David Wallechinsky has written a history of the Olympics in which he documents endless stories of sacrifice and dedication underpinning the pursuit of gold. But he wrote his book before evidence of systematic doping by the old German Democratic Republic came to light and before anybody fully understood that many other countries conspired with athletes to cheat. Wallechinsky’s book was meant to be a factual account of each Olympiad; now it lives in a grey twilight between fiction and non-fiction. Open any page, and it is a surprise not to find a proven cheat. The men’s 100m final at Seoul stands as testimony to the extent of the problem: four of the first five finishers have since recorded positive tests and/or admitted using banned substances.
In the wake of Exum’s revelations, there will be calls for investigations and sanctions against the US Olympic team. There will be criticism of Exum for waiting so long to reveal the conspiracy, and there will be pledges to renew the battle against doping in sport. We have heard it all before, and it amounts to precious little.
Cities interested in hosting the Olympics need to wise up. Should they commit billions of pounds to a sporting event that has been the stage for so much corruption and cheating? When cities stop wanting to host the Games, when sponsors and television channels withdraw their backing, only then will there be a serious attempt to combat the scourge of doping.
Sport needs heroes. Without Pele, football’s World Cup would be diminished. Without Muhammad Ali, heavyweight boxing would hardly have survived into the 21st century. Last week the Olympic Games lost one of its icons. Lewis has no right to complain. He claimed he had taken a herbal supplement, not knowing it contain banned products. It was his responsibility to know.

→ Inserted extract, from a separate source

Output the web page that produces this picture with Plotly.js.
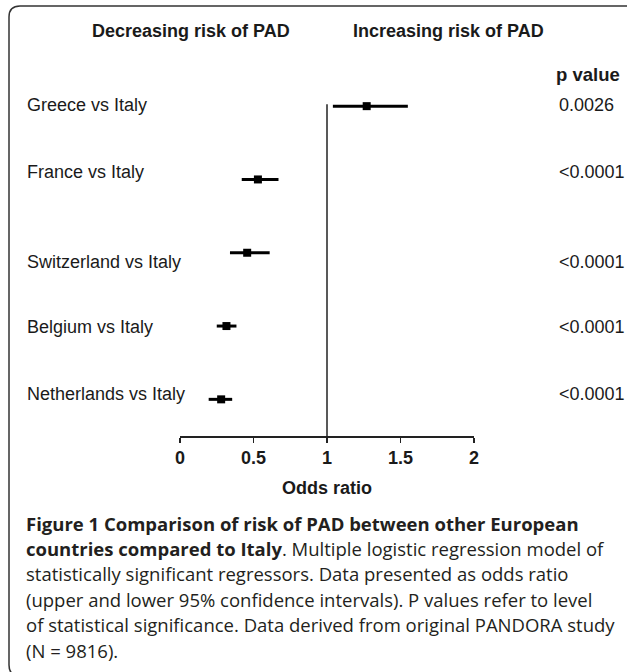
<!DOCTYPE html>
<html>
<head>
<meta charset="utf-8">
<script src="https://cdn.plot.ly/plotly-3.0.1.min.js"></script>
<style>
  html, body { margin: 0; padding: 0; background: #fff; }
  #chart { width: 627px; height: 672px; }
</style>
</head>
<body>
<div id="chart"></div>
<script>
// ---- data ----
const comparisons = ["Greece vs Italy", "France vs Italy", "Switzerland vs Italy", "Belgium vs Italy", "Netherlands vs Italy"];
const oddsRatio   = [1.27, 0.53, 0.457, 0.316, 0.28];
const ciLower     = [1.04, 0.42, 0.34, 0.25, 0.195];
const ciUpper     = [1.55, 0.67, 0.61, 0.384, 0.355];
const pValues     = ["0.0026", "<0.0001", "<0.0001", "<0.0001", "<0.0001"];
const tickVals    = [0, 0.5, 1, 1.5, 2];
const tickText    = ["0", "0.5", "1", "1.5", "2"];
const headers     = ["Decreasing risk of PAD", "Increasing risk of PAD", "p value"];
const xTitle      = "Odds ratio";
const captionLines = [
  "<b>Figure 1 Comparison of risk of PAD between other European</b>",
  "<b>countries compared to Italy</b>. Multiple logistic regression model of",
  "statistically significant regressors. Data presented as odds ratio",
  "(upper and lower 95% confidence intervals). P values refer to level",
  "of statistical significance. Data derived from original PANDORA study",
  "(N = 9816)."
];

// ---- layout geometry ----
const W = 627, H = 672;
const M = {l: 180, r: 153, t: 60, b: 236};
const PW = W - M.l - M.r, PH = H - M.t - M.b;
const px = x => (x - M.l) / PW;          // pixel -> paper x
const py = y => (H - M.b - y) / PH;      // pixel -> paper y

const n = comparisons.length;
const rowPos = comparisons.map((_, i) => n - i);   // 5..1 top to bottom
const labelShift = [1, 7, -9, -1, 5];               // small vertical offsets of row labels (px)

const ink = "#1a1a1a";
const chartFont = "Liberation Sans, Arial, sans-serif";

const trace = {
  type: "scatter",
  mode: "markers",
  x: oddsRatio,
  y: rowPos,
  marker: {symbol: "square", size: 8, color: "#000"},
  error_x: {
    type: "data",
    symmetric: false,
    array: oddsRatio.map((v, i) => ciUpper[i] - v),
    arrayminus: oddsRatio.map((v, i) => v - ciLower[i]),
    width: 0,
    thickness: 3,
    color: "#000"
  },
  hoverinfo: "x+y",
  showlegend: false
};

const annotations = [];
comparisons.forEach((lab, i) => {
  annotations.push({
    text: lab, xref: "paper", yref: "y", x: px(25), y: rowPos[i],
    xanchor: "left", yanchor: "middle", yshift: labelShift[i], showarrow: false,
    font: {family: chartFont, size: 18, color: ink}
  });
  annotations.push({
    text: pValues[i], xref: "paper", yref: "y", x: px(557), y: rowPos[i],
    xanchor: "left", yanchor: "middle", yshift: labelShift[i], showarrow: false,
    font: {family: chartFont, size: 18, color: ink}
  });
});
annotations.push({
  text: headers[0], xref: "paper", yref: "paper", x: px(191), y: py(31),
  xanchor: "center", yanchor: "middle", showarrow: false,
  font: {family: chartFont, size: 18, color: ink, weight: "bold"}
});
annotations.push({
  text: headers[1], xref: "paper", yref: "paper", x: px(448), y: py(31),
  xanchor: "center", yanchor: "middle", showarrow: false,
  font: {family: chartFont, size: 18, color: ink, weight: "bold"}
});
annotations.push({
  text: headers[2], xref: "paper", yref: "paper", x: px(554), y: py(74),
  xanchor: "left", yanchor: "middle", showarrow: false,
  font: {family: chartFont, size: 18.5, color: ink, weight: "bold"}
});
captionLines.forEach((line, i) => {
  annotations.push({
    text: line, xref: "paper", yref: "paper", x: px(24), y: py(523 + i * 25.4),
    xanchor: "left", yanchor: "middle", showarrow: false,
    font: {family: "Open Sans, sans-serif", size: 18.5, color: "#231f20"}
  });
});

const frame = [
  "M", px(640), py(676),
  "L", px(20), py(676),
  "Q", px(9), py(676), px(9), py(665),
  "L", px(9), py(17),
  "Q", px(9), py(6), px(20), py(6),
  "L", px(640), py(6)
].join(" ");

const layout = {
  width: W, height: H,
  margin: M,
  paper_bgcolor: "#fff",
  plot_bgcolor: "#fff",
  showlegend: false,
  xaxis: {
    range: [0, 2],
    tickvals: tickVals,
    ticktext: tickText,
    showgrid: false,
    zeroline: false,
    showline: true,
    linecolor: "#222",
    linewidth: 1.5,
    ticks: "outside",
    ticklen: 5,
    tickwidth: 1.5,
    tickcolor: "#222",
    tickfont: {family: chartFont, size: 18, color: ink, weight: "bold"},
    title: {text: xTitle, font: {family: chartFont, size: 18, color: ink, weight: "bold"}, standoff: 14},
    fixedrange: true
  },
  yaxis: {
    range: [0.5, 0.5 + PH / 73.3],
    visible: false,
    showgrid: false,
    zeroline: false,
    fixedrange: true
  },
  shapes: [
    {type: "line", xref: "x", yref: "y", x0: 1, x1: 1, y0: 0.5, y1: rowPos[0] + 0.025,
     line: {color: "#222", width: 1.5}},
    {type: "path", xref: "paper", yref: "paper", path: frame,
     line: {color: "#333", width: 1.5}}
  ],
  annotations: annotations
};

Plotly.newPlot("chart", [trace], layout, {displayModeBar: false, staticPlot: true});
</script>
</body>
</html>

The evidence suggests the substances were performance-enhancing. Frank Webbe of the Florida Institute of Technology has presented a research paper on the effects of ephedrine. “You do feel the effect,” he said. “You feel jazzed up. Drugs like this potentially make you run faster, react quicker, to be able to summon more muscle fibre for strength. Saying you took it over the counter and you didn’t think it would enhance your performance just doesn’t stack up.”
Rather like Lewis’s gold medal collection. That, too, doesn’t stack up any more.